— BEGIN —

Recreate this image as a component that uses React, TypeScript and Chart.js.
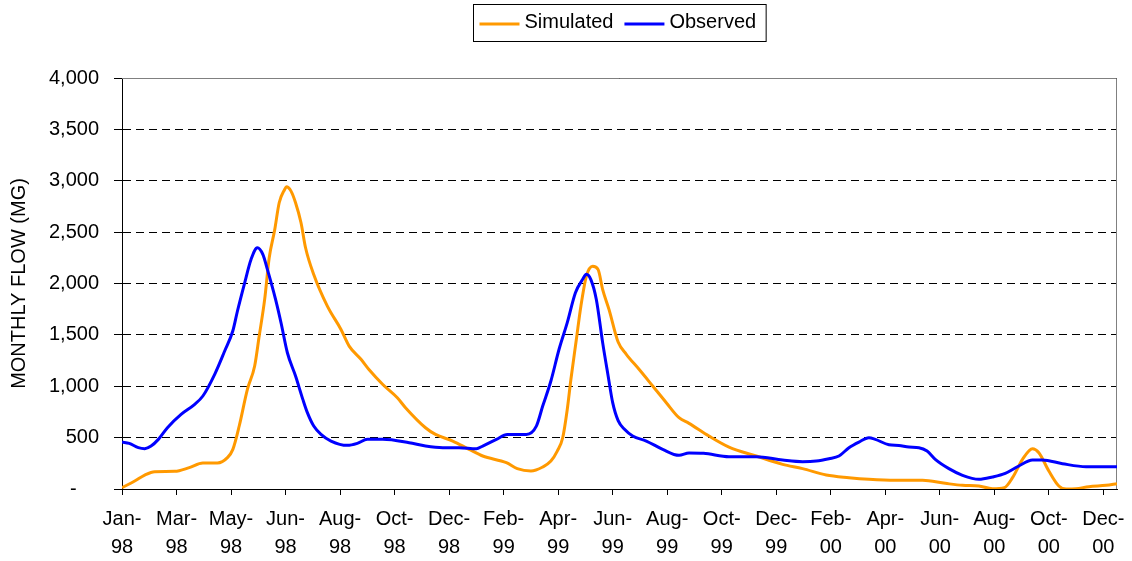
import React, { useEffect, useRef } from "react";
import { Chart, registerables } from "chart.js";

Chart.register(...registerables);

// Tick labels (one every 60 days, starting 1 Jan 1998)
const X_TICK_LABELS = [
  "Jan-98", "Mar-98", "May-98", "Jun-98", "Aug-98", "Oct-98", "Dec-98",
  "Feb-99", "Apr-99", "Jun-99", "Aug-99", "Oct-99", "Dec-99",
  "Feb-00", "Apr-00", "Jun-00", "Aug-00", "Oct-00", "Dec-00",
];
const TICK_STEP_DAYS = 60;
const LAST_DAY = 1095; // 31 Dec 2000

// Simulated series (day since 1 Jan 1998, flow MG)
const SIM_DAYS = [0, 14, 25, 36, 58, 74, 89, 105, 116, 122, 129, 138, 146, 151, 157, 162, 168, 173, 179, 181, 186, 191, 197, 202, 211, 226, 241, 250, 263, 272, 287, 303, 312, 334, 345, 364, 382, 397, 423, 435, 450, 463, 472, 479, 485, 490, 494, 500, 505, 511, 518, 524, 529, 536, 546, 555, 569, 584, 599, 613, 624, 646, 668, 698, 727, 749, 775, 800, 822, 851, 881, 906, 925, 943, 958, 971, 980, 991, 1002, 1009, 1020, 1031, 1039, 1050, 1064, 1083, 1095];
const SIM_FLOW = [13, 78, 136, 169, 172, 208, 253, 253, 305, 386, 613, 970, 1197, 1489, 1845, 2250, 2520, 2786, 2915, 2941, 2899, 2786, 2591, 2348, 2088, 1780, 1553, 1391, 1262, 1160, 1017, 888, 791, 596, 531, 467, 386, 321, 256, 198, 175, 214, 272, 369, 499, 774, 1066, 1455, 1779, 2070, 2168, 2135, 1941, 1746, 1430, 1311, 1165, 1003, 840, 694, 639, 515, 408, 321, 240, 198, 136, 110, 94, 84, 84, 55, 36, 29, 3, 13, 110, 288, 392, 353, 175, 29, 0, 3, 23, 36, 52];

// Observed series
const OBS_DAYS = [0, 8, 18, 25, 32, 40, 50, 65, 80, 89, 102, 113, 122, 127, 135, 142, 149, 155, 160, 169, 175, 182, 191, 199, 204, 211, 219, 230, 248, 259, 270, 287, 316, 334, 353, 371, 390, 397, 412, 424, 445, 456, 463, 472, 481, 490, 499, 507, 511, 516, 522, 529, 535, 540, 546, 553, 562, 577, 595, 613, 624, 640, 668, 698, 727, 749, 764, 778, 789, 800, 811, 822, 829, 844, 855, 866, 877, 886, 895, 910, 925, 943, 958, 972, 987, 1002, 1013, 1035, 1061, 1095];
const OBS_FLOW = [457, 444, 402, 392, 418, 483, 597, 726, 824, 905, 1116, 1343, 1540, 1730, 2007, 2234, 2348, 2283, 2137, 1845, 1618, 1326, 1099, 872, 743, 613, 532, 467, 425, 444, 483, 483, 450, 418, 402, 402, 392, 418, 483, 531, 531, 612, 807, 1051, 1360, 1619, 1911, 2041, 2090, 2038, 1844, 1422, 1100, 840, 665, 581, 516, 467, 386, 328, 350, 347, 314, 314, 282, 266, 272, 295, 321, 402, 457, 499, 483, 431, 424, 408, 402, 369, 288, 198, 133, 94, 117, 152, 224, 282, 282, 246, 217, 217];

const SERIES_NAMES = ["Simulated", "Observed"];
const SERIES_COLORS = ["#FF9900", "#0000FF"];

const Y_MIN = 0;
const Y_MAX = 4000;
const Y_STEP = 500;
const Y_TITLE = "MONTHLY FLOW (MG)";

const FONT_FAMILY = '"Liberation Sans", Arial, sans-serif';

const toPoints = (xs: number[], ys: number[]) => xs.map((x, i) => ({ x, y: ys[i] }));

const boxLegend = {
  id: "boxLegend",
  afterDraw(chart: any) {
    const ctx = chart.ctx as CanvasRenderingContext2D;
    const ds = chart.data.datasets;
    ctx.save();
    ctx.font = `20px ${FONT_FAMILY}`;
    const lineLen = 40, padL = 6, gapLT = 5, gapItem = 11, padR = 10;
    let total = padL + padR;
    ds.forEach((d: any, i: number) => {
      total += lineLen + gapLT + ctx.measureText(d.label).width + (i ? gapItem : 0);
    });
    const cx = (chart.chartArea.left + chart.chartArea.right) / 2;
    const x0 = Math.round(cx - total / 2) + 0.5;
    const y0 = 4.5;
    const h = 37;
    ctx.fillStyle = "#fff";
    ctx.fillRect(x0, y0, total, h);
    ctx.strokeStyle = "#000";
    ctx.lineWidth = 1;
    ctx.strokeRect(x0, y0, total, h);
    let x = x0 + padL;
    ds.forEach((d: any, i: number) => {
      if (i) x += gapItem;
      ctx.strokeStyle = d.borderColor;
      ctx.lineWidth = 3;
      ctx.beginPath();
      ctx.moveTo(x, 24);
      ctx.lineTo(x + lineLen, 24);
      ctx.stroke();
      x += lineLen + gapLT;
      ctx.fillStyle = "#000";
      ctx.textBaseline = "middle";
      ctx.textAlign = "left";
      ctx.fillText(d.label, x, 22);
      x += ctx.measureText(d.label).width;
    });
    ctx.restore();
  },
};

const plotFrame = {
  id: "plotFrame",
  beforeDatasetsDraw(chart: any) {
    const { ctx, chartArea: a } = chart;
    ctx.save();
    ctx.strokeStyle = "#808080";
    ctx.lineWidth = 1;
    ctx.beginPath();
    ctx.moveTo(a.left, Math.round(a.top) + 0.5);
    ctx.lineTo(Math.round(a.right) - 0.5, Math.round(a.top) + 0.5);
    ctx.lineTo(Math.round(a.right) - 0.5, a.bottom);
    ctx.stroke();
    ctx.restore();
  },
};

export default function App() {
  const ref = useRef<HTMLCanvasElement | null>(null);

  useEffect(() => {
    if (!ref.current) return;
    const chart = new Chart(ref.current, {
      type: "line",
      data: {
        datasets: [
          {
            label: SERIES_NAMES[0],
            data: toPoints(SIM_DAYS, SIM_FLOW),
            borderColor: SERIES_COLORS[0],
            backgroundColor: SERIES_COLORS[0],
            borderWidth: 3,
            pointRadius: 0,
            tension: 0.4,
            cubicInterpolationMode: "monotone",
            order: 1,
          },
          {
            label: SERIES_NAMES[1],
            data: toPoints(OBS_DAYS, OBS_FLOW),
            borderColor: SERIES_COLORS[1],
            backgroundColor: SERIES_COLORS[1],
            borderWidth: 3,
            pointRadius: 0,
            tension: 0.4,
            cubicInterpolationMode: "monotone",
            order: 0,
          },
        ],
      },
      options: {
        animation: false,
        responsive: false,
        devicePixelRatio: 1,
        layout: { padding: { top: 78, right: 15, left: 0, bottom: 0 } },
        plugins: {
          legend: { display: false },
          tooltip: { enabled: false },
        },
        scales: {
          x: {
            type: "linear",
            min: 0,
            max: LAST_DAY,
            afterBuildTicks: (scale: any) => {
              scale.ticks = X_TICK_LABELS.map((_, i) => ({ value: i * TICK_STEP_DAYS }));
            },
            afterFit: (scale: any) => {
              scale.height = 72;
              scale.paddingRight = 0;
              scale.paddingLeft = 0;
            },
            ticks: {
              autoSkip: false,
              maxRotation: 0,
              minRotation: 0,
              padding: 10,
              color: "#000",
              font: { family: FONT_FAMILY, size: 20, lineHeight: 1.43 },
              callback: (_v: any, i: number) => {
                const [m, y] = X_TICK_LABELS[i].split("-");
                return [m + "-", y];
              },
            },
            grid: {
              display: true,
              drawOnChartArea: false,
              drawTicks: true,
              tickLength: 6,
              color: "#000",
              tickColor: "#000",
            },
            border: { display: true, color: "#000", width: 1 },
          },
          y: {
            min: Y_MIN,
            max: Y_MAX,
            afterFit: (scale: any) => {
              scale.width = 122;
            },
            ticks: {
              stepSize: Y_STEP,
              padding: 15,
              color: "#000",
              font: { family: FONT_FAMILY, size: 20 },
              callback: (v: any) => (Number(v) === 0 ? "-    " : Number(v).toLocaleString("en-US")),
            },
            grid: {
              display: true,
              drawOnChartArea: true,
              drawTicks: true,
              tickLength: 8,
              color: "#000",
              tickColor: "#000",
              lineWidth: 1,
            },
            border: { display: true, color: "#000", width: 1, dash: [8, 5] },
            title: {
              display: true,
              text: Y_TITLE,
              color: "#000",
              font: { family: FONT_FAMILY, size: 20 },
              padding: { top: 7, bottom: 0 },
            },
          },
        },
      },
      plugins: [plotFrame, boxLegend],
    } as any);
    return () => chart.destroy();
  }, []);

  return (
    <div style={{ position: "fixed", left: 0, top: 0, width: 1132, height: 561, background: "#fff" }}>
      <canvas ref={ref} width={1132} height={561} style={{ display: "block" }} />
    </div>
  );
}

— END —

Your objective
Please extract exactly the lines of the data, from the first through the line containing "const LAST_DAY = 1095; // 31 Dec 2000", and add no pictures to the copy.

Result for this task
Recreate this image as a component that uses React, TypeScript and Chart.js.
import React, { useEffect, useRef } from "react";
import { Chart, registerables } from "chart.js";

Chart.register(...registerables);

// Tick labels (one every 60 days, starting 1 Jan 1998)
const X_TICK_LABELS = [
  "Jan-98", "Mar-98", "May-98", "Jun-98", "Aug-98", "Oct-98", "Dec-98",
  "Feb-99", "Apr-99", "Jun-99", "Aug-99", "Oct-99", "Dec-99",
  "Feb-00", "Apr-00", "Jun-00", "Aug-00", "Oct-00", "Dec-00",
];
const TICK_STEP_DAYS = 60;
const LAST_DAY = 1095; // 31 Dec 2000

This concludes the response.